- **Given information**:
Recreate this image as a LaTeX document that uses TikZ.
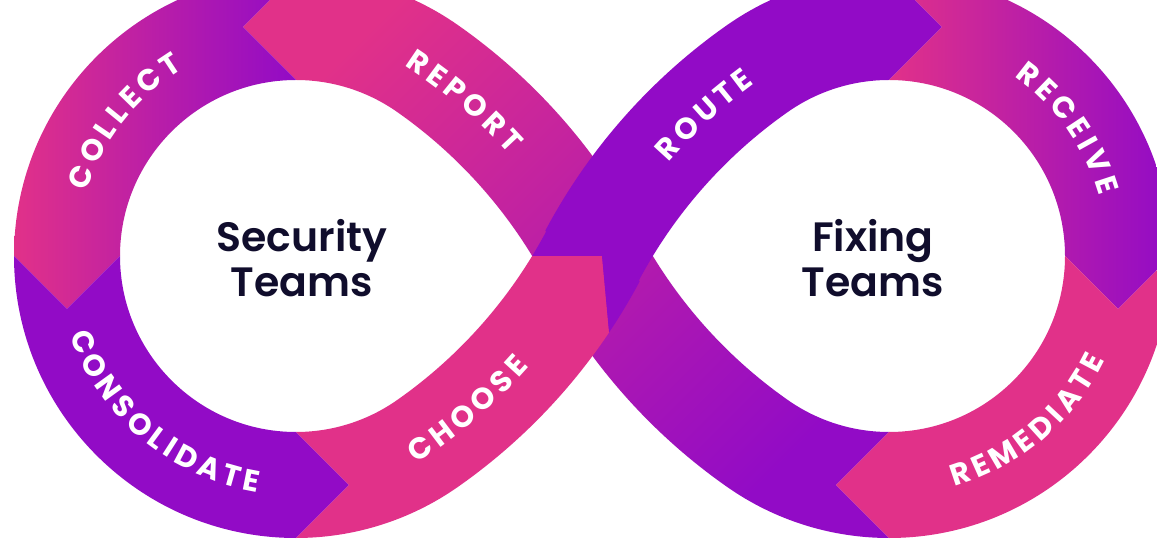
\documentclass[tikz,border=0pt]{standalone}
\usepackage{fontspec}
\usetikzlibrary{calc,decorations.text}
\newfontfamily\labfont{Poppins Bold}
\newfontfamily\headfont{Poppins SemiBold}
\definecolor{flowpink}{HTML}{E13189}
\definecolor{flowpurple}{HTML}{920BC6}
\definecolor{inkblue}{HTML}{100D2C}
\newcommand\lf{\labfont\fontsize{30}{30}\selectfont\color{white}}
\newcommand\gp{\kern4.5pt}

\begin{document}
\begin{tikzpicture}[x=1pt,y=1pt,
  lbl/.style={decorate,decoration={text along path,text align=center,text={|\lf|#1}}},
  heading/.style={font=\headfont\fontsize{41}{41}\selectfont,text=inkblue,anchor=base,inner sep=0pt}]

\useasboundingbox (0,0) rectangle (1157,544);
\fill[white] (0,0) rectangle (1157,544);
\clip (0,0) rectangle (1157,544);

% loop centres and centres of the four bends towards the crossing
\coordinate (C1) at (296,288);
\coordinate (C2) at (889,288);
\coordinate (D1) at (120.49,37.34);
\coordinate (D2) at (120.49,538.66);
\coordinate (D3) at (1064.51,37.34);
\coordinate (D4) at (1064.51,538.66);
% arrow tips on the loops
\coordinate (hReport) at (243,517);
\coordinate (hCollect) at (67,235);
\coordinate (hConsol) at (349,59);
\coordinate (hRoute) at (942,517);
\coordinate (hReceive) at (1118,235);
\coordinate (hRemed) at (836,59);
% arrow tip of CHOOSE at the crossing
\coordinate (hChoose) at (602,288);

% REPORT band (runs under the crossing)
\shade[top color=flowpink,bottom color=flowpurple,shading angle=45]
  ($(C2)+(270:282pt)$) -- (hRemed) -- ($(C2)+(270:176pt)$)
  arc[start angle=270,end angle=235,radius=176pt]
  -- ($(D4)+(235:482pt)$) arc[start angle=235,end angle=208,radius=482pt]
  -- ($(D1)+(28:588pt)$) arc[start angle=28,end angle=55,radius=588pt]
  -- ($(C1)+(55:282pt)$) arc[start angle=55,end angle=90,radius=282pt]
  -- (hReport) -- ($(C1)+(90:176pt)$)
  arc[start angle=90,end angle=55,radius=176pt]
  -- ($(D1)+(55:482pt)$) arc[start angle=55,end angle=28,radius=482pt]
  -- ($(D4)+(208:588pt)$) arc[start angle=208,end angle=235,radius=588pt]
  -- ($(C2)+(235:282pt)$) arc[start angle=235,end angle=270,radius=282pt]
  -- cycle;

% COLLECT
\shade[left color=flowpink,right color=flowpurple]
  ($(C1)+(90:176pt)$) -- (hReport) -- ($(C1)+(90:282pt)$)
  arc[start angle=90,end angle=180,radius=282pt]
  -- (hCollect) -- ($(C1)+(180:176pt)$)
  arc[start angle=180,end angle=90,radius=176pt] -- cycle;

% CONSOLIDATE
\fill[flowpurple]
  ($(C1)+(180:176pt)$) -- (hCollect) -- ($(C1)+(180:282pt)$)
  arc[start angle=180,end angle=270,radius=282pt]
  -- (hConsol) -- ($(C1)+(270:176pt)$)
  arc[start angle=270,end angle=180,radius=176pt] -- cycle;

% CHOOSE
\fill[flowpink]
  ($(C1)+(270:176pt)$) -- (hConsol) -- ($(C1)+(270:282pt)$)
  arc[start angle=270,end angle=305,radius=282pt]
  -- ($(D2)+(-55:588pt)$) arc[start angle=-55,end angle=-33.8,radius=588pt]
  -- (hChoose) -- ($(D2)+(-31.33:482pt)$)
  arc[start angle=-31.33,end angle=-55,radius=482pt]
  -- ($(C1)+(305:176pt)$) arc[start angle=305,end angle=270,radius=176pt]
  -- cycle;

% ROUTE
\fill[flowpurple]
  ($(D2)+(-31.33:482pt)$) arc[start angle=-31.33,end angle=-28,radius=482pt]
  -- ($(D3)+(152:588pt)$) arc[start angle=152,end angle=125,radius=588pt]
  -- ($(C2)+(125:282pt)$) arc[start angle=125,end angle=90,radius=282pt]
  -- (hRoute) -- ($(C2)+(90:176pt)$)
  arc[start angle=90,end angle=125,radius=176pt]
  -- ($(D3)+(125:482pt)$) arc[start angle=125,end angle=152,radius=482pt]
  -- ($(D2)+(-28:588pt)$) arc[start angle=-28,end angle=-33.8,radius=588pt]
  -- (hChoose) -- cycle;

% RECEIVE
\shade[left color=flowpink,right color=flowpurple]
  ($(C2)+(90:176pt)$) -- (hRoute) -- ($(C2)+(90:282pt)$)
  arc[start angle=90,end angle=0,radius=282pt]
  -- (hReceive) -- ($(C2)+(0:176pt)$)
  arc[start angle=0,end angle=90,radius=176pt] -- cycle;

% REMEDIATE
\fill[flowpink]
  ($(C2)+(0:176pt)$) -- (hReceive) -- ($(C2)+(0:282pt)$)
  arc[start angle=0,end angle=-90,radius=282pt]
  -- (hRemed) -- ($(C2)+(-90:176pt)$)
  arc[start angle=-90,end angle=0,radius=176pt] -- cycle;

% step labels along the band
\path[lbl={{C\gp}{O\gp}{L\gp}{L\gp}{E\gp}{C\gp}T}]
  ($(C1)+(176:218.5pt)$) arc[start angle=176,end angle=108,radius=218.5pt];
\path[lbl={{R\gp}{E\gp}{P\gp}{O\gp}{R\gp}T}]
  ($(D1)+(64:524.5pt)$) arc[start angle=64,end angle=35.4,radius=524.5pt];
\path[lbl={{C\gp}{O\gp}{N\gp}{S\gp}{O\gp}{L\gp}{I\gp}{D\gp}{A\gp}{T\gp}E}]
  ($(C1)+(190:239.5pt)$) arc[start angle=190,end angle=270,radius=239.5pt];
\path[lbl={{C\gp}{H\gp}{O\gp}{O\gp}{S\gp}E}]
  ($(D2)+(-63:545.5pt)$) arc[start angle=-63,end angle=-35.6,radius=545.5pt];
\path[lbl={{R\gp}{O\gp}{U\gp}{T\gp}E}]
  ($(D3)+(146:524.5pt)$) arc[start angle=146,end angle=119.2,radius=524.5pt];
\path[lbl={{R\gp}{E\gp}{C\gp}{E\gp}{I\gp}{V\gp}E}]
  ($(C2)+(70:218.5pt)$) arc[start angle=70,end angle=1.2,radius=218.5pt];
\path[lbl={{R\gp}{E\gp}{M\gp}{E\gp}{D\gp}{I\gp}{A\gp}{T\gp}E}]
  ($(C2)+(-95:239.5pt)$) arc[start angle=-95,end angle=-5,radius=239.5pt];

% team names inside the loops
\node[heading] (secA) at (302,292) {Security};
\node[heading] (secB) at (302,247) {Teams};
\node[heading] (fixA) at (873,292) {Fixing};
\node[heading] (fixB) at (873,247) {Teams};
\end{tikzpicture}
\end{document}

- **Task objective**: Exactly as written, return every line of the listing, but not the pictures.

- **Complete response**:
Recreate this image as a LaTeX document that uses TikZ.
\documentclass[tikz,border=0pt]{standalone}
\usepackage{fontspec}
\usetikzlibrary{calc,decorations.text}
\newfontfamily\labfont{Poppins Bold}
\newfontfamily\headfont{Poppins SemiBold}
\definecolor{flowpink}{HTML}{E13189}
\definecolor{flowpurple}{HTML}{920BC6}
\definecolor{inkblue}{HTML}{100D2C}
\newcommand\lf{\labfont\fontsize{30}{30}\selectfont\color{white}}
\newcommand\gp{\kern4.5pt}

\begin{document}
\begin{tikzpicture}[x=1pt,y=1pt,
  lbl/.style={decorate,decoration={text along path,text align=center,text={|\lf|#1}}},
  heading/.style={font=\headfont\fontsize{41}{41}\selectfont,text=inkblue,anchor=base,inner sep=0pt}]

\useasboundingbox (0,0) rectangle (1157,544);
\fill[white] (0,0) rectangle (1157,544);
\clip (0,0) rectangle (1157,544);

% loop centres and centres of the four bends towards the crossing
\coordinate (C1) at (296,288);
\coordinate (C2) at (889,288);
\coordinate (D1) at (120.49,37.34);
\coordinate (D2) at (120.49,538.66);
\coordinate (D3) at (1064.51,37.34);
\coordinate (D4) at (1064.51,538.66);
% arrow tips on the loops
\coordinate (hReport) at (243,517);
\coordinate (hCollect) at (67,235);
\coordinate (hConsol) at (349,59);
\coordinate (hRoute) at (942,517);
\coordinate (hReceive) at (1118,235);
\coordinate (hRemed) at (836,59);
% arrow tip of CHOOSE at the crossing
\coordinate (hChoose) at (602,288);

% REPORT band (runs under the crossing)
\shade[top color=flowpink,bottom color=flowpurple,shading angle=45]
  ($(C2)+(270:282pt)$) -- (hRemed) -- ($(C2)+(270:176pt)$)
  arc[start angle=270,end angle=235,radius=176pt]
  -- ($(D4)+(235:482pt)$) arc[start angle=235,end angle=208,radius=482pt]
  -- ($(D1)+(28:588pt)$) arc[start angle=28,end angle=55,radius=588pt]
  -- ($(C1)+(55:282pt)$) arc[start angle=55,end angle=90,radius=282pt]
  -- (hReport) -- ($(C1)+(90:176pt)$)
  arc[start angle=90,end angle=55,radius=176pt]
  -- ($(D1)+(55:482pt)$) arc[start angle=55,end angle=28,radius=482pt]
  -- ($(D4)+(208:588pt)$) arc[start angle=208,end angle=235,radius=588pt]
  -- ($(C2)+(235:282pt)$) arc[start angle=235,end angle=270,radius=282pt]
  -- cycle;

% COLLECT
\shade[left color=flowpink,right color=flowpurple]
  ($(C1)+(90:176pt)$) -- (hReport) -- ($(C1)+(90:282pt)$)
  arc[start angle=90,end angle=180,radius=282pt]
  -- (hCollect) -- ($(C1)+(180:176pt)$)
  arc[start angle=180,end angle=90,radius=176pt] -- cycle;

% CONSOLIDATE
\fill[flowpurple]
  ($(C1)+(180:176pt)$) -- (hCollect) -- ($(C1)+(180:282pt)$)
  arc[start angle=180,end angle=270,radius=282pt]
  -- (hConsol) -- ($(C1)+(270:176pt)$)
  arc[start angle=270,end angle=180,radius=176pt] -- cycle;

% CHOOSE
\fill[flowpink]
  ($(C1)+(270:176pt)$) -- (hConsol) -- ($(C1)+(270:282pt)$)
  arc[start angle=270,end angle=305,radius=282pt]
  -- ($(D2)+(-55:588pt)$) arc[start angle=-55,end angle=-33.8,radius=588pt]
  -- (hChoose) -- ($(D2)+(-31.33:482pt)$)
  arc[start angle=-31.33,end angle=-55,radius=482pt]
  -- ($(C1)+(305:176pt)$) arc[start angle=305,end angle=270,radius=176pt]
  -- cycle;

% ROUTE
\fill[flowpurple]
  ($(D2)+(-31.33:482pt)$) arc[start angle=-31.33,end angle=-28,radius=482pt]
  -- ($(D3)+(152:588pt)$) arc[start angle=152,end angle=125,radius=588pt]
  -- ($(C2)+(125:282pt)$) arc[start angle=125,end angle=90,radius=282pt]
  -- (hRoute) -- ($(C2)+(90:176pt)$)
  arc[start angle=90,end angle=125,radius=176pt]
  -- ($(D3)+(125:482pt)$) arc[start angle=125,end angle=152,radius=482pt]
  -- ($(D2)+(-28:588pt)$) arc[start angle=-28,end angle=-33.8,radius=588pt]
  -- (hChoose) -- cycle;

% RECEIVE
\shade[left color=flowpink,right color=flowpurple]
  ($(C2)+(90:176pt)$) -- (hRoute) -- ($(C2)+(90:282pt)$)
  arc[start angle=90,end angle=0,radius=282pt]
  -- (hReceive) -- ($(C2)+(0:176pt)$)
  arc[start angle=0,end angle=90,radius=176pt] -- cycle;

% REMEDIATE
\fill[flowpink]
  ($(C2)+(0:176pt)$) -- (hReceive) -- ($(C2)+(0:282pt)$)
  arc[start angle=0,end angle=-90,radius=282pt]
  -- (hRemed) -- ($(C2)+(-90:176pt)$)
  arc[start angle=-90,end angle=0,radius=176pt] -- cycle;

% step labels along the band
\path[lbl={{C\gp}{O\gp}{L\gp}{L\gp}{E\gp}{C\gp}T}]
  ($(C1)+(176:218.5pt)$) arc[start angle=176,end angle=108,radius=218.5pt];
\path[lbl={{R\gp}{E\gp}{P\gp}{O\gp}{R\gp}T}]
  ($(D1)+(64:524.5pt)$) arc[start angle=64,end angle=35.4,radius=524.5pt];
\path[lbl={{C\gp}{O\gp}{N\gp}{S\gp}{O\gp}{L\gp}{I\gp}{D\gp}{A\gp}{T\gp}E}]
  ($(C1)+(190:239.5pt)$) arc[start angle=190,end angle=270,radius=239.5pt];
\path[lbl={{C\gp}{H\gp}{O\gp}{O\gp}{S\gp}E}]
  ($(D2)+(-63:545.5pt)$) arc[start angle=-63,end angle=-35.6,radius=545.5pt];
\path[lbl={{R\gp}{O\gp}{U\gp}{T\gp}E}]
  ($(D3)+(146:524.5pt)$) arc[start angle=146,end angle=119.2,radius=524.5pt];
\path[lbl={{R\gp}{E\gp}{C\gp}{E\gp}{I\gp}{V\gp}E}]
  ($(C2)+(70:218.5pt)$) arc[start angle=70,end angle=1.2,radius=218.5pt];
\path[lbl={{R\gp}{E\gp}{M\gp}{E\gp}{D\gp}{I\gp}{A\gp}{T\gp}E}]
  ($(C2)+(-95:239.5pt)$) arc[start angle=-95,end angle=-5,radius=239.5pt];

% team names inside the loops
\node[heading] (secA) at (302,292) {Security};
\node[heading] (secB) at (302,247) {Teams};
\node[heading] (fixA) at (873,292) {Fixing};
\node[heading] (fixB) at (873,247) {Teams};
\end{tikzpicture}
\end{document}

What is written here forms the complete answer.